Why Experience Matters
The work experience of corporate professionals charged with sourcing or managing relationships with BPO providers often drives business priorities and styles of governance. It can also drive success.
Veteran BPO practitioners, those with five or more years of experience, report achieving higher success than their counterparts who have four or fewer years of sourcing experience. While the gaps in success were not large, BPO satisfaction is often driven by experience and engagement tenure, highlighting that the first 1–3 years of any BPO effort can often prove a painful experience.
Paradoxically, less-experienced sourcing managers are the ones who find themselves in the position of leading the transformation of a business process such as finance and accounting, procurement or even customer care. Lack of experience in this critical role highlights why many outsourcing engagements struggle to meet goals, especially during the early years.
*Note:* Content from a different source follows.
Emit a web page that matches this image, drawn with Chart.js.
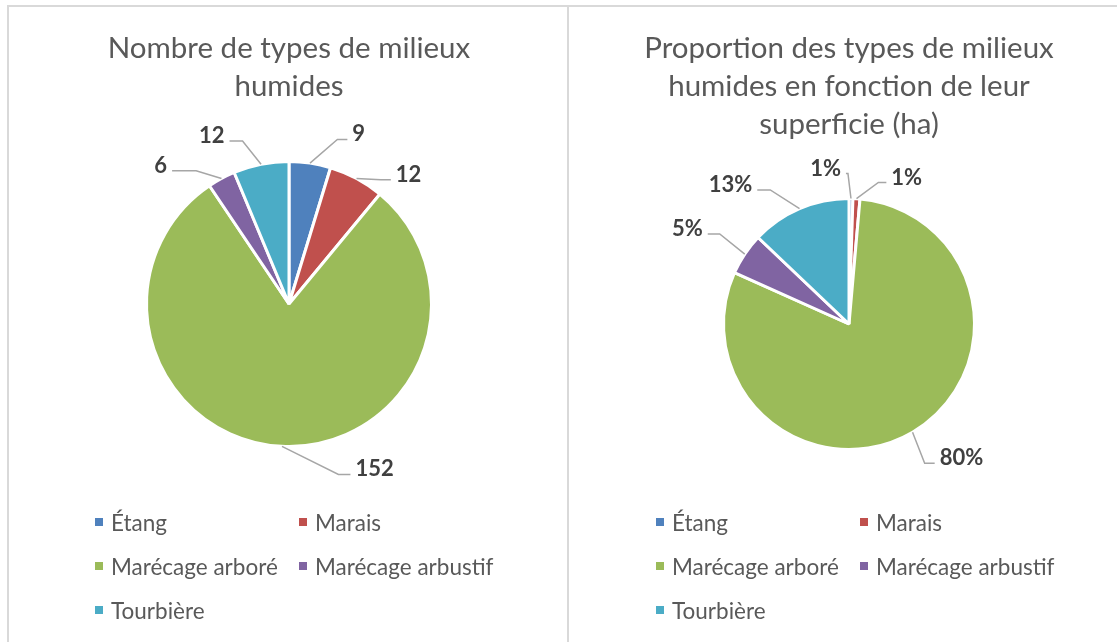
<!DOCTYPE html>
<html>
<head>
<meta charset="utf-8">
<script src="https://cdn.jsdelivr.net/npm/chart.js@4.4.0/dist/chart.umd.min.js"></script>
<style>
  body { margin: 0; background: #fff; width: 1117px; height: 642px; overflow: hidden; position: relative; font-family: Lato, "Open Sans", sans-serif; }
  .line { position: absolute; background: #d9d9d9; }
  .box { position: absolute; top: 6px; width: 560px; height: 500px; }
  .legend { position: absolute; top: 500px; display: grid; grid-template-columns: 204px 204px; grid-auto-rows: 44px; color: #595959; font-size: 22.5px; }
  .legend div { display: flex; align-items: center; white-space: nowrap; }
  .legend span.mk { width: 8px; height: 8px; margin-right: 8px; display: inline-block; }
</style>
</head>
<body>
<div class="line" style="left:7px;top:5px;width:1110px;height:2px"></div>
<div class="line" style="left:7px;top:5px;width:2px;height:637px"></div>
<div class="line" style="left:567px;top:5px;width:2px;height:637px"></div>

<div class="box" style="left:8px"><canvas id="nombre" width="560" height="500"></canvas></div>
<div class="legend" id="legNombre" style="left:95px"></div>

<div class="box" style="left:568px"><canvas id="superficie" width="560" height="500"></canvas></div>
<div class="legend" id="legSuperficie" style="left:656px"></div>

<script>
// donnees
const types = ['Étang', 'Marais', 'Marécage arboré', 'Marécage arbustif', 'Tourbière'];
const nombres = [9, 12, 152, 6, 12];
const superficiePct = [0.5, 0.9, 80.3, 5.4, 12.9];
const couleurs = ['#4F81BD', '#C0504D', '#9BBB59', '#8064A2', '#4BACC6'];

// etiquettes avec lignes de repere (style Excel)
const leaderLabels = {
  id: 'leaderLabels',
  afterDatasetsDraw(chart, args, opts) {
    const ctx = chart.ctx;
    const meta = chart.getDatasetMeta(0);
    const values = chart.data.datasets[0].data;
    ctx.save();
    meta.data.forEach((arc, i) => {
      const p = arc.getProps(['x', 'y', 'startAngle', 'endAngle', 'outerRadius'], true);
      const mid = (p.startAngle + p.endAngle) / 2;
      const a = mid + opts.shift[i] * Math.PI / 180;
      const r2 = p.outerRadius + opts.dist[i];
      const x0 = p.x + Math.cos(mid) * p.outerRadius;
      const y0 = p.y + Math.sin(mid) * p.outerRadius;
      const x1 = p.x + Math.cos(a) * r2;
      const y1 = p.y + Math.sin(a) * r2;
      const side = x1 >= p.x ? 1 : -1;
      const x2 = x1 + side * opts.tail[i];

      ctx.strokeStyle = '#a6a6a6';
      ctx.lineWidth = 1.5;
      ctx.beginPath();
      ctx.moveTo(x0, y0);
      ctx.lineTo(x1, y1);
      ctx.lineTo(x2, y1);
      ctx.stroke();

      ctx.fillStyle = '#404040';
      ctx.font = 'bold 22px Lato';
      ctx.textBaseline = 'alphabetic';
      ctx.textAlign = side > 0 ? 'left' : 'right';
      ctx.fillText(opts.format(values[i]), x2 + side * 5, y1 + 2);
    });
    ctx.restore();
  }
};

function makePie(id, titre, valeurs, pad, labelOpts) {
  return new Chart(document.getElementById(id), {
    type: 'pie',
    data: {
      labels: types,
      datasets: [{
        data: valeurs,
        backgroundColor: couleurs,
        borderColor: '#ffffff',
        borderWidth: 3
      }]
    },
    options: {
      responsive: false,
      animation: false,
      layout: { padding: { left: 2, bottom: pad.bottom } },
      plugins: {
        legend: { display: false },
        tooltip: { enabled: false },
        title: {
          display: true,
          text: titre,
          color: '#595959',
          font: { family: 'Lato', size: 29.5, weight: 'normal', lineHeight: '38px' },
          padding: { top: 23, bottom: pad.title }
        },
        leaderLabels: labelOpts
      }
    },
    plugins: [leaderLabels]
  });
}

function htmlLegend(chart, id) {
  const cont = document.getElementById(id);
  const items = chart.options.plugins.legend.labels.generateLabels(chart);
  items.forEach(item => {
    const d = document.createElement('div');
    d.innerHTML = `<span class="mk" style="background:${item.fillStyle}"></span>${item.text}`;
    cont.appendChild(d);
  });
}

const c1 = makePie('nombre', ['Nombre de types de milieux', 'humides'], nombres,
  { title: 55, bottom: 58 },
  {
    shift: [7.9, 8.2, -19, -6.6, -4.6],
    dist: [29, 12, 35, 20, 27],
    tail: [10, 10, 12, 24, 13],
    format: v => String(v)
  });
htmlLegend(c1, 'legNombre');

const c2 = makePie('superficie', ['Proportion des types de milieux', 'humides en fonction de leur', 'superficie (ha)'], superficiePct,
  { title: 54, bottom: 55 },
  {
    shift: [-1.3, 8.3, 1.9, 1.0, -7.2],
    dist: [25, 19, 33, 32, 30],
    tail: [2, 8, 10, 12, 13],
    format: v => Math.round(v) + '%'
  });
htmlLegend(c2, 'legSuperficie');
</script>
</body>
</html>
Overall, though, respondents did not view outsourcing as the chief means to enable significant process improvement. Respondents that had undertaken or were pursuing BPO — in all categories except for procurement — responded most frequently that process improvement/transformation was not even needed/planned (procurement was a tie between not needed and internal transformation). Respondents considering a business-process transformation also expressed a preference to undertake those efforts themselves or with the help of a third party as opposed to part of an outsourcing effort. HR, at just 16%, was the leading process area undertaking transformation via outsourcing. This highlights the complex decision many sourcing managers face about whether to tie together two efforts as complex as BPO and process transformation.
Getting Ahead
Given the wide range of knowledge and skills required to source and manage external service providers, it’s not surprising that study respondents seek additional business training or certifications. The main areas of training or certifications include: Six Sigma, finance/P&L management, supply chain and Balanced Scorecard.
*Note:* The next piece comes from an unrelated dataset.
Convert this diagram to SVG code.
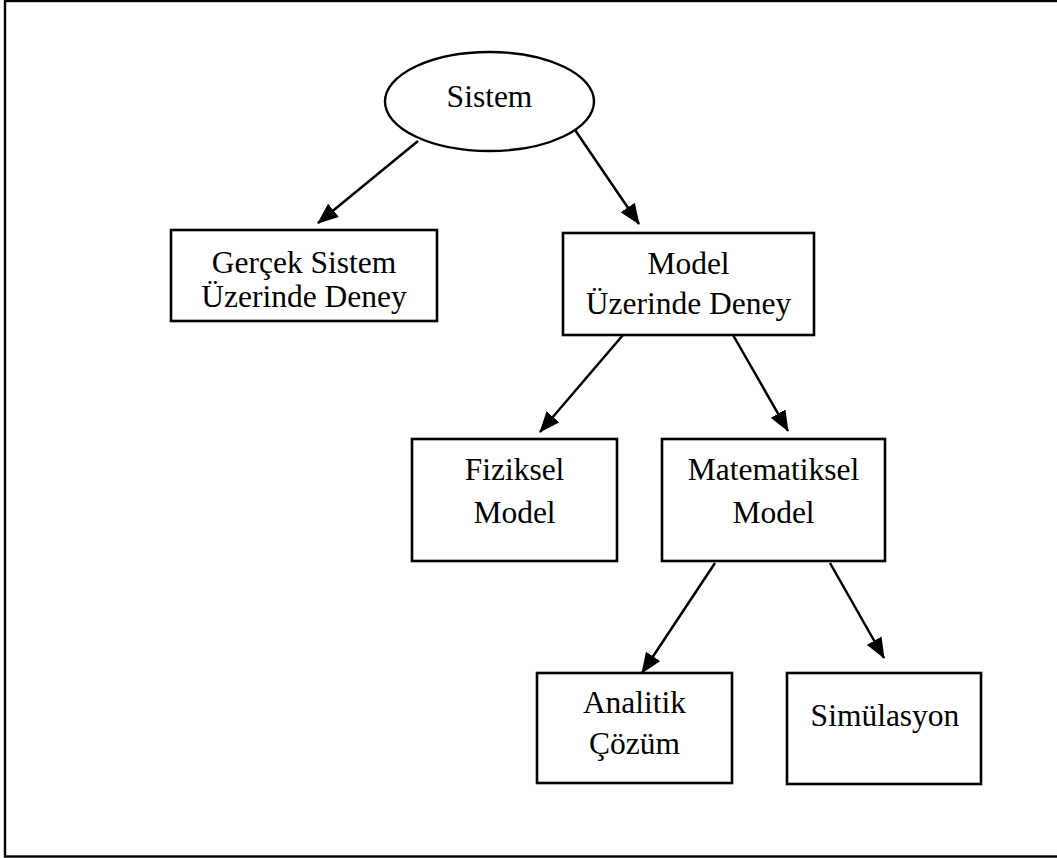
<svg xmlns="http://www.w3.org/2000/svg" width="1057" height="858" viewBox="0 0 1057 858">
<style>
.box{fill:#fff;stroke:#000;stroke-width:2.6}
.lbl{font-family:"Liberation Serif","Times New Roman",serif;font-size:31.5px;fill:#000;text-anchor:middle}
.conn{stroke:#000;stroke-width:2.5;fill:none;marker-end:url(#ah)}
</style>
<defs>
<marker id="ah" viewBox="0 0 21 17" refX="20" refY="8.5" markerUnits="userSpaceOnUse" markerWidth="21" markerHeight="17" orient="auto">
<path d="M0,0 L21,8.5 L0,17 z" fill="#000"/>
</marker>
</defs>
<rect x="0" y="0" width="1057" height="858" fill="#fff"/>
<rect x="5" y="1" width="1060" height="855.5" fill="none" stroke="#000" stroke-width="2.4"/>
<g id="connectors">
<line class="conn" x1="418" y1="141" x2="318" y2="223"/>
<line class="conn" x1="573" y1="127" x2="639" y2="224"/>
<line class="conn" x1="623" y1="335" x2="540" y2="432"/>
<line class="conn" x1="733" y1="335" x2="788" y2="431"/>
<line class="conn" x1="715" y1="563" x2="642" y2="673"/>
<line class="conn" x1="830" y1="563" x2="884" y2="658"/>
</g>
<g id="sistem">
<ellipse cx="489.5" cy="101.5" rx="104.5" ry="49.5" fill="#fff" stroke="#000" stroke-width="2.4"/>
<text class="lbl" x="489.5" y="107">Sistem</text>
</g>
<g id="gercek">
<rect class="box" x="171" y="230" width="266" height="91"/>
<text class="lbl" x="304" y="273">Gerçek Sistem</text>
<text class="lbl" x="304" y="307">Üzerinde Deney</text>
</g>
<g id="model">
<rect class="box" x="563" y="233" width="251" height="102"/>
<text class="lbl" x="688.5" y="274">Model</text>
<text class="lbl" x="688.5" y="314">Üzerinde Deney</text>
</g>
<g id="fiziksel">
<rect class="box" x="412" y="439" width="205" height="122"/>
<text class="lbl" x="514.5" y="480">Fiziksel</text>
<text class="lbl" x="514.5" y="523">Model</text>
</g>
<g id="matematiksel">
<rect class="box" x="662" y="439" width="223" height="122"/>
<text class="lbl" x="773.5" y="480">Matematiksel</text>
<text class="lbl" x="773.5" y="523">Model</text>
</g>
<g id="analitik">
<rect class="box" x="537" y="673" width="195" height="110"/>
<text class="lbl" x="634.5" y="713">Analitik</text>
<text class="lbl" x="634.5" y="754">Çözüm</text>
</g>
<g id="simulasyon">
<rect class="box" x="787" y="673" width="194" height="111"/>
<text class="lbl" x="885" y="726">Simülasyon</text>
</g>
</svg>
More experienced BPO sourcing customers, those with five or more years of experience, indicated an above-average interest in learning about finance and P&L management. Surprisingly, the biggest split between less experienced BPO practitioners and the “old pros” concerned an interest in culture and diversity training. Nearly one in four veterans seek this training, compared to just 10% of the less experienced specialists.
The level of participation in outsourcing was strong with over one-third of all respondents either currently engaged in BPO, or planning to use it, in all process areas covered except research/pharmaceutical (18%). Companies studying or engaging in research/pharmaceutical, though smaller in number (which is to be expected given that more specialized type of work is not common across all industries) were also among the most frequent to use outsourced BPO, nearly as often as those organizations outsourcing customer care. This highlights the changing nature of BPO and the growth of more complex “Knowledge Process Outsourcing” in offshore markets.
Given the strong and ongoing investment levels in BPO, increasingly on a global scale, many organizations need to re-think their approach to investments and incentives in sourcing and outsourcing management. These areas are the lynchpins of outsourcing success.